= Lyn Fuller =

Australian carillonist (born 1946)

Lyn Fuller (born 1946) is the national carillonist of Australia.

== Early life and education ==
One of five carillonists in Canberra, Fuller first started playing the carillon after seeing a 1994 newspaper advertisement to study the instrument at the ACT School of Music. She also studied piano at the Canberra School of Music and holds AMusA and LMusA degrees in music from the Australian Music Examinations Board.

== Career ==
Fuller is the Lead Carillonist at the National Capital Authority (NCA)'s National Carillon on Queen Elizabeth II Island in Lake Burley Griffin. She writes her own music and has had two of her pieces published in the United States. Additionally, she has given the world premieres of carillon works by Matthew Hindson, Jessica Wells, and Becky Llewellyn. In 2013, Fuller was awarded an AUD $62,600 contract for the provision of national carillon services to Australia.

Fuller has served as president of the Carillon Society of Australia since 2008. She is a Teaching Fellow at the Australian National University School of Music and plays in the Canberra Symphony Orchestra.

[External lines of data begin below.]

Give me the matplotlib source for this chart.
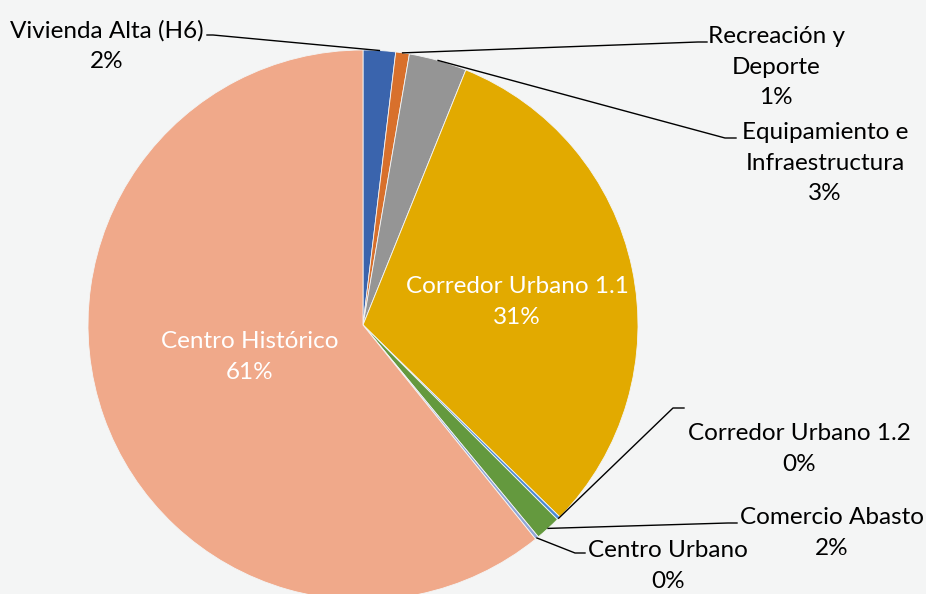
import numpy as np
import matplotlib
matplotlib.use("Agg")
import matplotlib.pyplot as plt

plt.rcParams['font.family'] = ['Lato', 'DejaVu Sans']

categories = ["Vivienda Alta (H6)", "Recreación y\nDeporte", "Equipamiento e\nInfraestructura",
              "Corredor Urbano 1.1", "Corredor Urbano 1.2", "Comercio Abasto",
              "Centro Urbano", "Centro Histórico"]
values = [1.9, 0.8, 3.4, 31.2, 0.2, 1.5, 0.2, 60.8]
colors = ["#3A64AD", "#D8702C", "#959595", "#E2AA00", "#4A8AD6", "#64993E", "#90A6D8", "#F0A98A"]

W, H = 926, 594
def fy(y):
    return H - y

fig = plt.figure(figsize=(W / 100, H / 100), dpi=100)
fig.patch.set_facecolor("#F4F5F5")
ax = fig.add_axes([0, 0, 1, 1])

cx, cy, R = 363, fy(325), 275
wedges, _ = ax.pie(values, colors=colors, startangle=90, counterclock=False,
                   center=(cx, cy), radius=R, frame=True,
                   wedgeprops=dict(edgecolor="#F4F5F5", linewidth=0.6))
ax.set_xlim(0, W)
ax.set_ylim(0, H)
ax.set_aspect("equal")
ax.axis("off")

def pct(v):
    return "%d%%" % int(np.floor(v / sum(values) * 100 + 0.5))

fs = 17.5
ls = 1.53
# inside labels
inside = {3: (517, 302), 7: (250, 357)}
for i, (x, y) in inside.items():
    ax.text(x, fy(y), categories[i] + "\n" + pct(values[i]), color="white",
            ha="center", va="center", fontsize=fs, linespacing=ls)

# outside labels: text centre, elbow point, horizontal end
outside = {
    0: ((107, 46), (213, 35), (207, 35)),
    1: ((776, 67), (698, 42), (707, 42)),
    2: ((825, 163), (725, 138), (736, 138)),
    4: ((799, 449), (673, 408), (684, 408)),
    5: ((832, 533), (728, 523), (737, 523)),
    6: ((668, 566), (575, 553), (585, 553)),
}
for i, (txt, elbow, end) in outside.items():
    w = wedges[i]
    mid = np.deg2rad((w.theta1 + w.theta2) / 2)
    ax_, ay_ = cx + R * np.cos(mid), cy + R * np.sin(mid)
    ax.plot([ax_, elbow[0], end[0]], [ay_, fy(elbow[1]), fy(end[1])],
            color="black", lw=1.0)
    ax.text(txt[0], fy(txt[1]), categories[i] + "\n" + pct(values[i]), color="black",
            ha="center", va="center", fontsize=fs, linespacing=ls)

fig.savefig("out.png", dpi=100, facecolor=fig.get_facecolor())
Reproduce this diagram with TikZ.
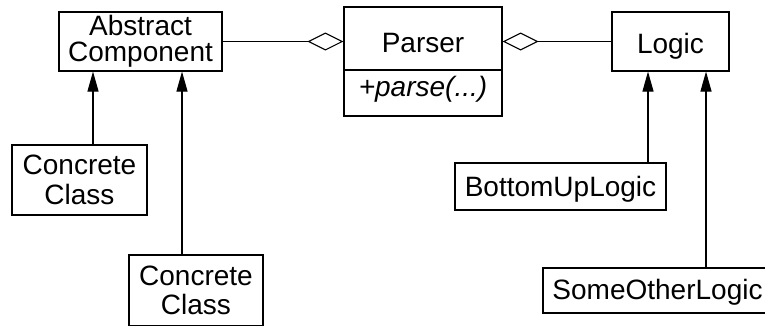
\documentclass[tikz,border=0pt]{standalone}
\usepackage{fontspec}
\setmainfont{Liberation Sans}
\usetikzlibrary{arrows.meta}
\newcommand{\umlfont}{\fontsize{28}{26}\selectfont}
\newcommand{\umlwidefont}{\fontsize{28}{29.5}\selectfont}
\begin{document}
\begin{tikzpicture}[x=1pt, y=-1pt,
          umlclass/.style={draw, line width=1.1pt, inner sep=0pt, font=\umlfont, align=center},
          aggregation/.style={line width=1.1pt, -{Diamond[open, length=36pt, width=18pt]}},
          inherits/.style={line width=1.1pt, -{Triangle[length=20pt, width=11pt]}}]
          \useasboundingbox (0,0) rectangle (765,325);
          % classes
          \node[umlclass, minimum width=163, minimum height=59] (abstract) at (140.5,41.5) {Abstract\\Component};
          \node[umlclass, minimum width=158, minimum height=63, text height=27pt, text depth=0pt] (parser) at (423,38.5) {Parser};
          \node[umlclass, minimum width=158, minimum height=46, text height=14pt, text depth=7pt, font=\umlfont\itshape] (parserops) at (423,93) {+parse(...)};
          \node[umlclass, minimum width=117, minimum height=59, text height=24pt, text depth=0pt] (logic) at (670.5,41.5) {Logic};
          \node[umlclass, minimum width=135, minimum height=70, font=\umlwidefont] (concrete1) at (79.5,180) {Concrete\\Class};
          \node[umlclass, minimum width=134, minimum height=71, font=\umlwidefont] (concrete2) at (196,290.5) {Concrete\\Class};
          \node[umlclass, minimum width=211, minimum height=47, text height=20pt, text depth=0pt] (bottomup) at (560.5,186.5) {BottomUpLogic};
          \node[umlclass, minimum width=229, minimum height=45, text height=18pt, text depth=0pt] (someother) at (657.5,290.5) {SomeOtherLogic};
          % aggregations
          \draw[aggregation] (abstract.east) -- (abstract.east -| parser.west);
          \draw[aggregation] (logic.west) -- (logic.west -| parser.east);
          % generalizations
          \draw[inherits] ([xshift=13.5]concrete1.north) -- ([xshift=13.5]concrete1.north |- abstract.south);
          \draw[inherits] ([xshift=-14]concrete2.north) -- ([xshift=-14]concrete2.north |- abstract.south);
          \draw[inherits] ([xshift=87.5]bottomup.north) -- ([xshift=87.5]bottomup.north |- logic.south);
          \draw[inherits] ([xshift=48.5]someother.north) -- ([xshift=48.5]someother.north |- logic.south);
      \end{tikzpicture}
\end{document}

In 2017, Fuller was nominated for an APRA Award, Art Music Awards category, Instrumental Work of the Year, for her performance of Jessica Wells' electroacoustic carillon work Moon Fire, in the Australasian Performing Right Association Awards of 2017.

In the 2021 Queen's Birthday Honours Fuller was awarded the Medal of the Order of Australia.

== Musical works ==
Fuller published "Exit Stage Left" in 2013 to honor the retirement of Jill Forrest AM, University Carillonist of the War Memorial Carillon at the University of Sydney. The piece includes text for a one-act play and describes Forrest's final performance.

Fuller's "Witches' Wake" was published by American Carillon Music Editions in 2009.